* DIRECTIONS FOR THIS TASK *
Only the lines from the start up to and including the line containing "plt.rcParams['font.family'] = ['Noto" should be repeated, word for word.

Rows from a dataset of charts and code
┄┄┄┄┄┄┄┄┄┄┄┄┄┄┄┄┄┄┄┄
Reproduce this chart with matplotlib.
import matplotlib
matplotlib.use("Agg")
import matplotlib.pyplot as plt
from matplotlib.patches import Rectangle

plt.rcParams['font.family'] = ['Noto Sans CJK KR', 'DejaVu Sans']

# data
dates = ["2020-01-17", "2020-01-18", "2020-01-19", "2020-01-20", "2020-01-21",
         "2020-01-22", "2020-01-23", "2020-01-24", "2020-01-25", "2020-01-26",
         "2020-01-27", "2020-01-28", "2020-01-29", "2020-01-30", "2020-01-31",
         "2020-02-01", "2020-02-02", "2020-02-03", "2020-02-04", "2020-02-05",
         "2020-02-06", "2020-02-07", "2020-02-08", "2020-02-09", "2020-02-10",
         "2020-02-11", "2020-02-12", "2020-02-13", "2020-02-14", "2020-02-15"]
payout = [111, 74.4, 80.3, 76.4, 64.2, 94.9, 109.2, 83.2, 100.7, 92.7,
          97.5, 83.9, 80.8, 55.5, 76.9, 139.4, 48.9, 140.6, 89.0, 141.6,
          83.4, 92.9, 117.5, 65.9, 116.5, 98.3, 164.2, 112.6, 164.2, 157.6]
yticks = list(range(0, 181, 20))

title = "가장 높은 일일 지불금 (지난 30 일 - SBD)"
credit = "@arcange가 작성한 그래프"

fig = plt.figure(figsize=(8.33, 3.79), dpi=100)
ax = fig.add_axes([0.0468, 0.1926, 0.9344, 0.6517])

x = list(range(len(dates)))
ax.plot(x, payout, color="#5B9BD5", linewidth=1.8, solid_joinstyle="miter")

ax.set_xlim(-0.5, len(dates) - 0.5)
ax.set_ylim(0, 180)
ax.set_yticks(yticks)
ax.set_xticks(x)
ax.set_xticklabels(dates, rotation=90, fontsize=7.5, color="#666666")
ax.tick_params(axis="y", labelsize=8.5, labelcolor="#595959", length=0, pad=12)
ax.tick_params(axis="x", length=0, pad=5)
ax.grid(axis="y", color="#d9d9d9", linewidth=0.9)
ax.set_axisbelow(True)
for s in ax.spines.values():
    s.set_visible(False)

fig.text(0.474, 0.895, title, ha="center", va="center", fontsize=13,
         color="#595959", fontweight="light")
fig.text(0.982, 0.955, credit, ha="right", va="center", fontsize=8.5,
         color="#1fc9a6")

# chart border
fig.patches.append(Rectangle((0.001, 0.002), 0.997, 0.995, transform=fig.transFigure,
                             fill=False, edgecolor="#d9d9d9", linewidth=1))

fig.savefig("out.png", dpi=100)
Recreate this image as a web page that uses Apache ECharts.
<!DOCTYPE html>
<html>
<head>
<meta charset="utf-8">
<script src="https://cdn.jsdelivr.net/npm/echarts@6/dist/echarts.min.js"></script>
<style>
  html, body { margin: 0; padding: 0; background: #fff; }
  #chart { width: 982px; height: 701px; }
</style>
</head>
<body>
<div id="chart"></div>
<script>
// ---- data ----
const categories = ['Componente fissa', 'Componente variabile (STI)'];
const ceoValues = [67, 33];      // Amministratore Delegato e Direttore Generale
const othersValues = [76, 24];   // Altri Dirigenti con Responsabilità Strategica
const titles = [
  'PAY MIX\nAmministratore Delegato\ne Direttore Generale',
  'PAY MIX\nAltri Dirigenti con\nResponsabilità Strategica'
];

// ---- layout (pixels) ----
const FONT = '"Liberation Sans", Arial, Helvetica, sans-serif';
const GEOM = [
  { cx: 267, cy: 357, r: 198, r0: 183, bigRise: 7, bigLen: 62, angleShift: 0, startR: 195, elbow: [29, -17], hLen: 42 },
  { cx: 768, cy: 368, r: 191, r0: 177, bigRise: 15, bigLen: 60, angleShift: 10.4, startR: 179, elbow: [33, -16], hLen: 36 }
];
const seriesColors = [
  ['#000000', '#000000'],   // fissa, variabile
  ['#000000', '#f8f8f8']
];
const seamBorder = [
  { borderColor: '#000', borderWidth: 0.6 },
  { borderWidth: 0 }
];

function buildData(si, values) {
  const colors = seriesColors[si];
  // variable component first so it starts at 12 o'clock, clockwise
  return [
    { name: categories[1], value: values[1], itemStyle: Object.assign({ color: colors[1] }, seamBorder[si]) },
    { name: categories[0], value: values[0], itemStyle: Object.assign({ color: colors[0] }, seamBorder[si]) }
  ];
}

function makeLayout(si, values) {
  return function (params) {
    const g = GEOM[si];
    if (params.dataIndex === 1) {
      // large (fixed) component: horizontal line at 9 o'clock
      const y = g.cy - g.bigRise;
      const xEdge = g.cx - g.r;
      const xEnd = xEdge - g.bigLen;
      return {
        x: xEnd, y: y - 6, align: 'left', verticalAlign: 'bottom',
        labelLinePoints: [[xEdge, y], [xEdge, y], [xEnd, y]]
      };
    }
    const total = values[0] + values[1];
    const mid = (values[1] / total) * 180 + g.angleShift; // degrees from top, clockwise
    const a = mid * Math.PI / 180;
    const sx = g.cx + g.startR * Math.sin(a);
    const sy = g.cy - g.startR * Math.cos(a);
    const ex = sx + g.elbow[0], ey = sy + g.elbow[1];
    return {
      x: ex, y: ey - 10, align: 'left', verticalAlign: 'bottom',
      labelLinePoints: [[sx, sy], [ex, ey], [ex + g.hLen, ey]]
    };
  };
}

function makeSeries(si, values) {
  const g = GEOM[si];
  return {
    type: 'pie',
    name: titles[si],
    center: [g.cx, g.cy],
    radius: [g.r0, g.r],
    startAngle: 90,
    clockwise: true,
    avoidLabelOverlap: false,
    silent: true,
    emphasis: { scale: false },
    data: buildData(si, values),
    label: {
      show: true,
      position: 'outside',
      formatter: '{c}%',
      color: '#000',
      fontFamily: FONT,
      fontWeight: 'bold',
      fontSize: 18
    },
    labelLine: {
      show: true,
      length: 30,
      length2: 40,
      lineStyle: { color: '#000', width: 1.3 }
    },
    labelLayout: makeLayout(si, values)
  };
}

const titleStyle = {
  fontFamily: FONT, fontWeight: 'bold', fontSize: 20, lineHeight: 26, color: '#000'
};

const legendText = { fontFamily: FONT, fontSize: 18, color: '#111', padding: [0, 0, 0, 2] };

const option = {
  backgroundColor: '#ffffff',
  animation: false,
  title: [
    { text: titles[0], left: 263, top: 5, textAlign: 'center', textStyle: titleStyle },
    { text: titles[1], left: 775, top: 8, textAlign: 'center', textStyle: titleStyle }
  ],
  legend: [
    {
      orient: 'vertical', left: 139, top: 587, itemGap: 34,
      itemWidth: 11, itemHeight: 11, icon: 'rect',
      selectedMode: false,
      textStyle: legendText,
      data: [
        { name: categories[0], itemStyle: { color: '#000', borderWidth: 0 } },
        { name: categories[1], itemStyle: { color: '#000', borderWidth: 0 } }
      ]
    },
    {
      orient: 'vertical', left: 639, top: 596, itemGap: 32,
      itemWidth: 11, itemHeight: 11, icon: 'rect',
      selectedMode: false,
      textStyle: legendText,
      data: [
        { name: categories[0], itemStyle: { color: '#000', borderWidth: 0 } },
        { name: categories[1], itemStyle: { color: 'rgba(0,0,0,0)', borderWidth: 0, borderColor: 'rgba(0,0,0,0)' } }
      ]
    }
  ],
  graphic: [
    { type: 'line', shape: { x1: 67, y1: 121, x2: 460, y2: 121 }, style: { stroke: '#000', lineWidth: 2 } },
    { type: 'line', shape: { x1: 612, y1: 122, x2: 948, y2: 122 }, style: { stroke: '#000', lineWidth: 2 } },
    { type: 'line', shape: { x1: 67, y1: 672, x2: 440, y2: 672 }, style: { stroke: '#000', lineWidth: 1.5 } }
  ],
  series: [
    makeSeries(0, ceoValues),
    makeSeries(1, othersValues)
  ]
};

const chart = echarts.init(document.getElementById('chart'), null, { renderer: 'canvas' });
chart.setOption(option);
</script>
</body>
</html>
┄┄┄┄┄┄┄┄┄┄┄┄┄┄┄┄┄┄┄┄
* ANSWER TO THIS PROBLEM *
Reproduce this chart with matplotlib.
import matplotlib
matplotlib.use("Agg")
import matplotlib.pyplot as plt
from matplotlib.patches import Rectangle

plt.rcParams['font.family'] = ['Noto Sans CJK KR', 'DejaVu Sans']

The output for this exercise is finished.